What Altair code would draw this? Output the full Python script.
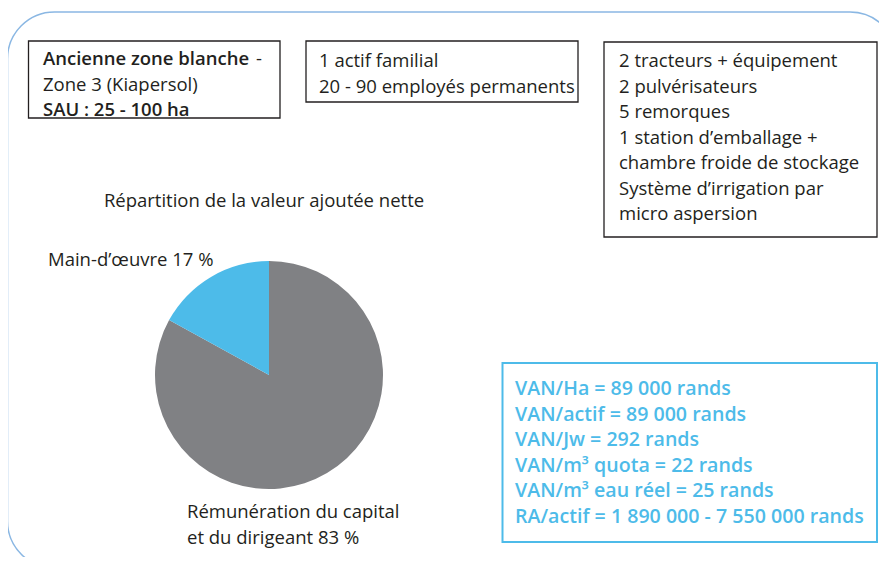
import altair as alt
import pandas as pd

# ---------------- data ----------------
categories = ["Rémunération du capital et du dirigeant", "Main-d'œuvre"]
shares = [83, 17]
slice_colors = ["#808184", "#4dbbe9"]

box1_bold_1 = "Ancienne zone blanche"
box1_rest_1 = "-"
box1_line_2 = "Zone 3 (Kiapersol)"
box1_line_3 = "SAU : 25 - 100 ha"
box2_lines = ["1 actif familial", "20 - 90 employés permanents"]
box3_lines = [
    "2 tracteurs + équipement",
    "2 pulvérisateurs",
    "5 remorques",
    "1 station d’emballage +",
    "chambre froide de stockage",
    "Système d’irrigation par",
    "micro aspersion",
]
pie_title = "Répartition de la valeur ajoutée nette"
label_small = "Main-d’œuvre 17 %"
label_big = ["Rémunération du capital", "et du dirigeant 83 %"]
van_lines = [
    "VAN/Ha = 89 000 rands",
    "VAN/actif = 89 000 rands",
    "VAN/Jw = 292 rands",
    "VAN/m³ quota = 22 rands",
    "VAN/m³ eau réel = 25 rands",
    "RA/actif = 1 890 000 - 7 550 000 rands",
]

W, H = 871, 549
FONT = "Open Sans"
INK = "#231f20"
BLUE = "#4dbbe9"
FS = 18.5
LH = 25.5

base = alt.Chart(pd.DataFrame({"d": [0]}))


def frame(x, y, x2, y2, color=INK, sw=1.3, radius=0):
    return base.mark_rect(
        fill=None, stroke=color, strokeWidth=sw, cornerRadius=radius
    ).encode(
        x=alt.value(x), y=alt.value(y), x2=alt.value(x2), y2=alt.value(y2)
    )


def txt(t, x, y, color=INK, weight="normal", align="left", size=FS):
    return base.mark_text(
        font=FONT, fontSize=size, fontWeight=weight, color=color, align=align,
        baseline="alphabetic", lineHeight=LH,
    ).encode(x=alt.value(x), y=alt.value(y), text=alt.value(t))


# outer rounded frame (page coords minus 8)
outer = frame(-0.5, 4, 889, 560, color="#8ab7e3", sw=1.5, radius=47)

b1 = frame(20.5, 33, 272, 110)
b2 = frame(298, 33, 570, 94)
b3 = frame(596, 34, 869, 229)
b4 = frame(494.5, 355, 869, 534, color=BLUE, sw=2)

t1a = txt(box1_bold_1, 35, 57, weight=600)
t1b = txt(box1_rest_1, 248, 57)
t1c = txt(box1_line_2, 35, 83)
t1d = txt(box1_line_3, 35, 108, weight=600)
t2 = txt(box2_lines, 311, 59)
t3 = txt(box3_lines, 611, 59)
t4 = txt(van_lines, 507, 387, color=BLUE, weight=600, size=19.6)
title = txt(pie_title, 256, 199, align="center")
lab1 = txt(label_small, 40, 258)
lab2 = txt(label_big, 179, 510)

pie_df = pd.DataFrame({"cat": categories, "share": shares, "ord": [0, 1]})
pie = alt.Chart(pie_df).mark_arc(radius=114).encode(
    theta=alt.Theta("share:Q", stack=True),
    order=alt.Order("ord:Q"),
    color=alt.Color(
        "cat:N",
        scale=alt.Scale(domain=categories, range=slice_colors),
        legend=None,
    ),
    x=alt.value(261),
    y=alt.value(367),
)

chart = alt.layer(
    outer, b1, b2, b3, b4, pie, t1a, t1b, t1c, t1d, t2, t3, t4, title, lab1, lab2
).properties(
    width=W, height=H, padding=0, autosize=alt.AutoSizeParams(type="none")
).configure_view(stroke=None)

chart.save("out.html", embed_options={"renderer": "svg", "actions": False})
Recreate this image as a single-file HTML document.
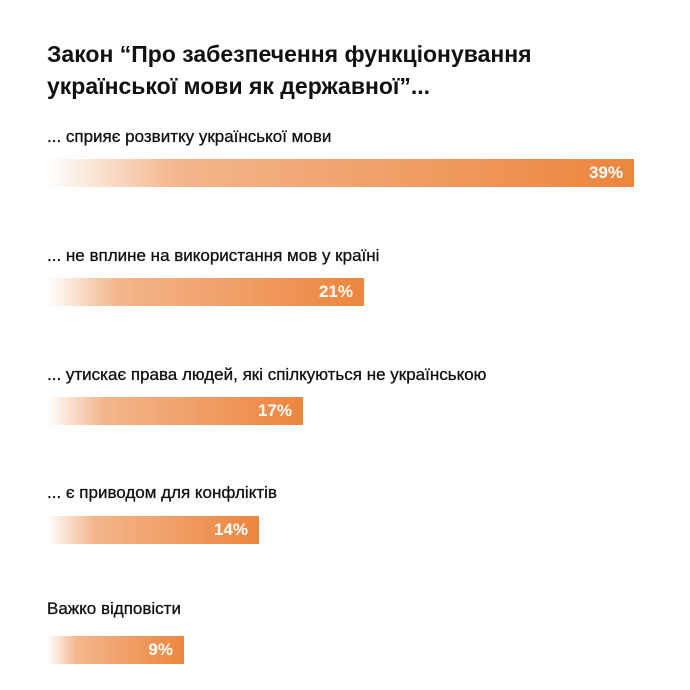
<!DOCTYPE html>
<html><head><meta charset="utf-8"><style>
body{margin:0;width:690px;height:690px;background:#fff;font-family:"Liberation Sans","DejaVu Sans",sans-serif;color:#111;position:relative;overflow:hidden}
.t{position:absolute;left:47px;top:38px;font-size:23px;font-weight:bold;line-height:32px;letter-spacing:0}
.l{position:absolute;left:47px;font-size:17px;line-height:20px;-webkit-text-stroke:0.3px #111}
.b{position:absolute;left:47px;height:28px;background:linear-gradient(90deg,#fff 0%,#f3b68c 22%,#f09e66 60%,#ed853d 100%);color:#fff;font-weight:bold;font-size:17px;line-height:28px;text-align:right;box-sizing:border-box;padding-right:11px}
</style></head><body>
<div class="t">Закон “Про забезпечення функціонування<br>української мови як державної”...</div>
<div class="l" style="top:127px">... сприяє розвитку української мови</div>
<div class="b" style="top:159px;width:587px">39%</div>
<div class="l" style="top:246px">... не вплине на використання мов у країні</div>
<div class="b" style="top:278px;width:317px">21%</div>
<div class="l" style="top:365px">... утискає права людей, які спілкуються не українською</div>
<div class="b" style="top:397px;width:256px">17%</div>
<div class="l" style="top:483px">... є приводом для конфліктів</div>
<div class="b" style="top:516px;width:212px">14%</div>
<div class="l" style="top:599px">Важко відповісти</div>
<div class="b" style="top:636px;width:137px">9%</div>
</body></html>
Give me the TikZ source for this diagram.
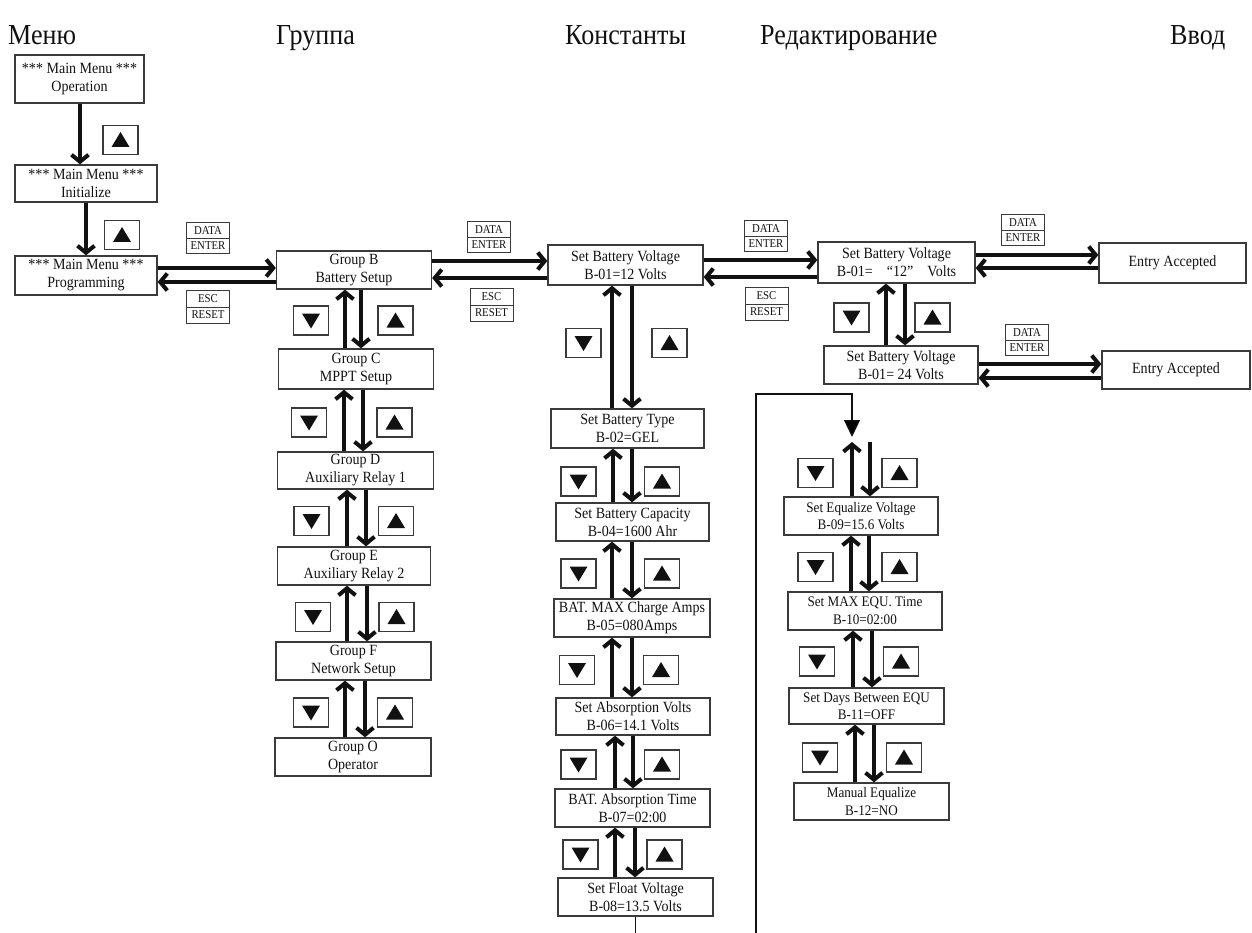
\documentclass[tikz,border=0pt]{standalone}
\usepackage{fontspec}
\setmainfont[FakeStretch=0.9]{Liberation Serif}
\usetikzlibrary{arrows.meta,shapes.multipart}
\definecolor{ink}{HTML}{111111}
\definecolor{frame}{HTML}{3A3A3A}

% key with an up / down triangle
\newcommand\ukey[3]{%
  \node[key] (#1) at (#2,#3) {};
  \fill[ink] ([shift={(-9,7)}]#1.center) -- ([shift={(9,7)}]#1.center) -- ([shift={(0,-8)}]#1.center) -- cycle;}
\newcommand\dkey[3]{%
  \node[key] (#1) at (#2,#3) {};
  \fill[ink] ([shift={(-9,-7)}]#1.center) -- ([shift={(9,-7)}]#1.center) -- ([shift={(0,8)}]#1.center) -- cycle;}

\begin{document}
\begin{tikzpicture}[x=1pt,y=-1pt,
  box/.style={draw=frame, line width=1.3pt, inner sep=0pt, align=center, text=ink,
    font=\fontsize{15.6}{18}\selectfont},
  sbox/.style={box, font=\fontsize{14.6}{17.5}\selectfont},
  key/.style={draw=frame, line width=1.3pt, minimum width=35pt, minimum height=29pt, inner sep=0pt},
  lbl/.style={draw=frame, line width=1pt, rectangle split, rectangle split parts=2,
    inner xsep=2pt, inner ysep=3.5pt, minimum width=43pt, text=ink,
    font=\fontsize{12}{13}\selectfont},
  fw/.style={draw=ink, line width=4pt, -{Straight Barb[length=7pt,width=17pt]}},
  thinline/.style={draw=ink, line width=1.3pt},
  head/.style={anchor=base west, inner sep=0pt, text=ink, font=\fontsize{29}{32}\selectfont}]

\useasboundingbox (0,0) rectangle (1252,933);

% column headings
\node[head] (h1) at (8,45) {Меню};
\node[head] (h2) at (276,45) {Группа};
\node[head] (h3) at (565,45) {Константы};
\node[head] (h4) at (760,45) {Редактирование};
\node[head] (h5) at (1170,45) {Ввод};

% main menu column
\node[box, minimum width=129pt, minimum height=48pt] (L1) at (79.5,79) {*** Main Menu ***\\Operation};
\node[box, minimum width=142pt, minimum height=37pt] (L2) at (86,183.5) {*** Main Menu ***\\Initialize};
\node[box, minimum width=142pt, minimum height=39pt] (L3) at (86,275.5) {*** Main Menu ***\\Programming};
\ukey{kL1}{120.5}{140}
\ukey{kL2}{122}{235}
\draw[fw] (80,0 |- L1.south) -- (80,0 |- L2.north);
\draw[fw] (86,0 |- L2.south) -- (86,0 |- L3.north);

% group column
\node[box, minimum width=155pt, minimum height=38pt] (GB) at (354,270) {Group B\\Battery Setup};
\node[box, minimum width=155pt, minimum height=40pt] (GC) at (356,369) {Group C\\MPPT Setup};
\node[box, minimum width=156pt, minimum height=37pt] (GD) at (355.5,470.5) {Group D\\Auxiliary Relay 1};
\node[box, minimum width=153pt, minimum height=38pt] (GE) at (354,566) {Group E\\Auxiliary Relay 2};
\node[box, minimum width=155pt, minimum height=38pt] (GF) at (353.5,661) {Group F\\Network Setup};
\node[box, minimum width=156pt, minimum height=38pt] (GO) at (353,757) {Group O\\Operator};

\dkey{kG1d}{311}{320.5} \ukey{kG1u}{395.5}{320.5}
\dkey{kG2d}{309}{422.5} \ukey{kG2u}{394.5}{422.5}
\dkey{kG3d}{311.5}{521} \ukey{kG3u}{396}{521}
\dkey{kG4d}{313}{617}   \ukey{kG4u}{396.5}{617}
\dkey{kG5d}{311}{712.5} \ukey{kG5u}{395}{712.5}

\draw[fw] (345,0 |- GC.north) -- (345,0 |- GB.south);
\draw[fw] (361,0 |- GB.south) -- (361,0 |- GC.north);
\draw[fw] (344,0 |- GD.north) -- (344,0 |- GC.south);
\draw[fw] (363,0 |- GC.south) -- (363,0 |- GD.north);
\draw[fw] (347,0 |- GE.north) -- (347,0 |- GD.south);
\draw[fw] (366,0 |- GD.south) -- (366,0 |- GE.north);
\draw[fw] (347,0 |- GF.north) -- (347,0 |- GE.south);
\draw[fw] (367,0 |- GE.south) -- (367,0 |- GF.north);
\draw[fw] (345,0 |- GO.north) -- (345,0 |- GF.south);
\draw[fw] (365,0 |- GF.south) -- (365,0 |- GO.north);

% menu <-> group
\node[lbl] (de1) at (208,238) {DATA\nodepart{two}ENTER};
\node[lbl] (er1) at (208,307) {ESC\nodepart{two}RESET};
\draw[fw] (L3.east |- 0,268) -- (GB.west |- 0,268);
\draw[fw] (GB.west |- 0,282) -- (L3.east |- 0,282);

% constants column
\node[box, minimum width=155pt, minimum height=40pt] (M1) at (625.5,265) {Set Battery Voltage\\B-01=12 Volts};
\node[box, minimum width=153pt, minimum height=39pt] (M2) at (627.5,428.5) {Set Battery Type\\B-02=GEL};
\node[box, minimum width=153pt, minimum height=38pt] (M3) at (632.5,522) {Set Battery Capacity\\B-04=1600 Ahr};
\node[box, minimum width=156pt, minimum height=38pt] (M4) at (632,618) {BAT. MAX Charge Amps\\B-05=080Amps};
\node[box, minimum width=154pt, minimum height=37pt] (M5) at (633,716.5) {Set Absorption Volts\\B-06=14.1 Volts};
\node[box, minimum width=155pt, minimum height=38pt] (M6) at (632.5,808) {BAT. Absorption Time\\B-07=02:00};
\node[box, minimum width=155pt, minimum height=38pt] (M7) at (635.5,897) {Set Float Voltage\\B-08=13.5 Volts};

\dkey{kM1d}{583.5}{343}   \ukey{kM1u}{669.5}{343}
\dkey{kM2d}{578.5}{481.5} \ukey{kM2u}{662}{481.5}
\dkey{kM3d}{578.5}{573.5} \ukey{kM3u}{662}{573.5}
\dkey{kM4d}{577}{670}     \ukey{kM4u}{661}{670}
\dkey{kM5d}{578.5}{764.5} \ukey{kM5u}{662}{764.5}
\dkey{kM6d}{580.5}{854.5} \ukey{kM6u}{664.5}{854.5}

\draw[fw] (612,0 |- M2.north) -- (612,0 |- M1.south);
\draw[fw] (632,0 |- M1.south) -- (632,0 |- M2.north);
\draw[fw] (613,0 |- M3.north) -- (613,0 |- M2.south);
\draw[fw] (632,0 |- M2.south) -- (632,0 |- M3.north);
\draw[fw] (612,0 |- M4.north) -- (612,0 |- M3.south);
\draw[fw] (632,0 |- M3.south) -- (632,0 |- M4.north);
\draw[fw] (612,0 |- M5.north) -- (612,0 |- M4.south);
\draw[fw] (632,0 |- M4.south) -- (632,0 |- M5.north);
\draw[fw] (615,0 |- M6.north) -- (615,0 |- M5.south);
\draw[fw] (633,0 |- M5.south) -- (633,0 |- M6.north);
\draw[fw] (615,0 |- M7.north) -- (615,0 |- M6.south);
\draw[fw] (635,0 |- M6.south) -- (635,0 |- M7.north);

\coordinate (floatend) at (635.5,933);
\draw[thinline] (M7.south) -- (floatend);

% group <-> constants
\node[lbl] (de2) at (489,237) {DATA\nodepart{two}ENTER};
\node[lbl] (er2) at (491.5,305) {ESC\nodepart{two}RESET};
\draw[fw] (GB.east |- 0,261) -- (M1.west |- 0,261);
\draw[fw] (M1.west |- 0,278) -- (GB.east |- 0,278);

% edit column
\node[box, minimum width=157pt, minimum height=41pt] (R1) at (896.5,262.5) {Set Battery Voltage\\B-01=\hspace{0.9em}“12”\hspace{0.9em}Volts};
\node[box, minimum width=154pt, minimum height=38pt] (R2) at (901,365) {Set Battery Voltage\\B-01= 24 Volts};
\dkey{kR1d}{851.5}{317.5} \ukey{kR1u}{932.5}{317.5}
\draw[fw] (886,0 |- R2.north) -- (886,0 |- R1.south);
\draw[fw] (905,0 |- R1.south) -- (905,0 |- R2.north);

\node[lbl] (de3) at (766,236) {DATA\nodepart{two}ENTER};
\node[lbl] (er3) at (766.5,304) {ESC\nodepart{two}RESET};
\draw[fw] (M1.east |- 0,260) -- (R1.west |- 0,260);
\draw[fw] (R1.west |- 0,277) -- (M1.east |- 0,277);

% entry column
\node[box, minimum width=147pt, minimum height=40pt] (A1) at (1172.5,263) {Entry Accepted};
\node[box, minimum width=148pt, minimum height=38pt] (A2) at (1176,370) {Entry Accepted};
\node[lbl] (de4) at (1023,230) {DATA\nodepart{two}ENTER};
\node[lbl] (de5) at (1027,340) {DATA\nodepart{two}ENTER};
\draw[fw] (R1.east |- 0,255) -- (A1.west |- 0,255);
\draw[fw] (A1.west |- 0,268) -- (R1.east |- 0,268);
\draw[fw] (R2.east |- 0,364) -- (A2.west |- 0,364);
\draw[fw] (A2.west |- 0,378) -- (R2.east |- 0,378);

% equalize group
\node[sbox, minimum width=154pt, minimum height=38pt] (E1) at (861,516) {Set Equalize Voltage\\B-09=15.6 Volts};
\node[sbox, minimum width=154pt, minimum height=38pt] (E2) at (865,611) {Set MAX EQU. Time\\B-10=02:00};
\node[sbox, minimum width=155pt, minimum height=36pt] (E3) at (866.5,706) {Set Days Between EQU\\B-11=OFF};
\node[sbox, minimum width=155pt, minimum height=37pt] (E4) at (871.5,801.5) {Manual Equalize\\B-12=NO};

\dkey{kE0d}{815.5}{473}   \ukey{kE0u}{899.5}{473}
\dkey{kE1d}{815.5}{567}   \ukey{kE1u}{899.5}{567}
\dkey{kE2d}{817}{661.5}   \ukey{kE2u}{901}{661.5}
\dkey{kE3d}{820}{757.5}   \ukey{kE3u}{904}{757.5}

\coordinate (eqtop) at (861,442);
\draw[fw] (852,0 |- E1.north) -- (852,0 |- eqtop);
\draw[fw] (870,0 |- eqtop) -- (870,0 |- E1.north);
\draw[fw] (851,0 |- E2.north) -- (851,0 |- E1.south);
\draw[fw] (869,0 |- E1.south) -- (869,0 |- E2.north);
\draw[fw] (853,0 |- E3.north) -- (853,0 |- E2.south);
\draw[fw] (872,0 |- E2.south) -- (872,0 |- E3.north);
\draw[fw] (855,0 |- E4.north) -- (855,0 |- E3.south);
\draw[fw] (874,0 |- E3.south) -- (874,0 |- E4.north);

% return line into the equalize group
\coordinate (lp0) at (756,933);
\coordinate (lp1) at (756,394);
\coordinate (lp2) at (852,394);
\coordinate (lp3) at (852,437);
\draw[thinline, -{Triangle[length=17pt,width=16pt]}] (lp0) -- (lp1) -- (lp2) -- (lp3);

\end{tikzpicture}
\end{document}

_ _ _ _ _ _ _

> **EXERCISE REQUIREMENTS**
List each line holding the string "this".

> **WRITTEN SOLUTION**
What Altair code would draw this? Output the full Python script.
Recreate this image as a single-file HTML document.
Give me the TikZ source for this diagram.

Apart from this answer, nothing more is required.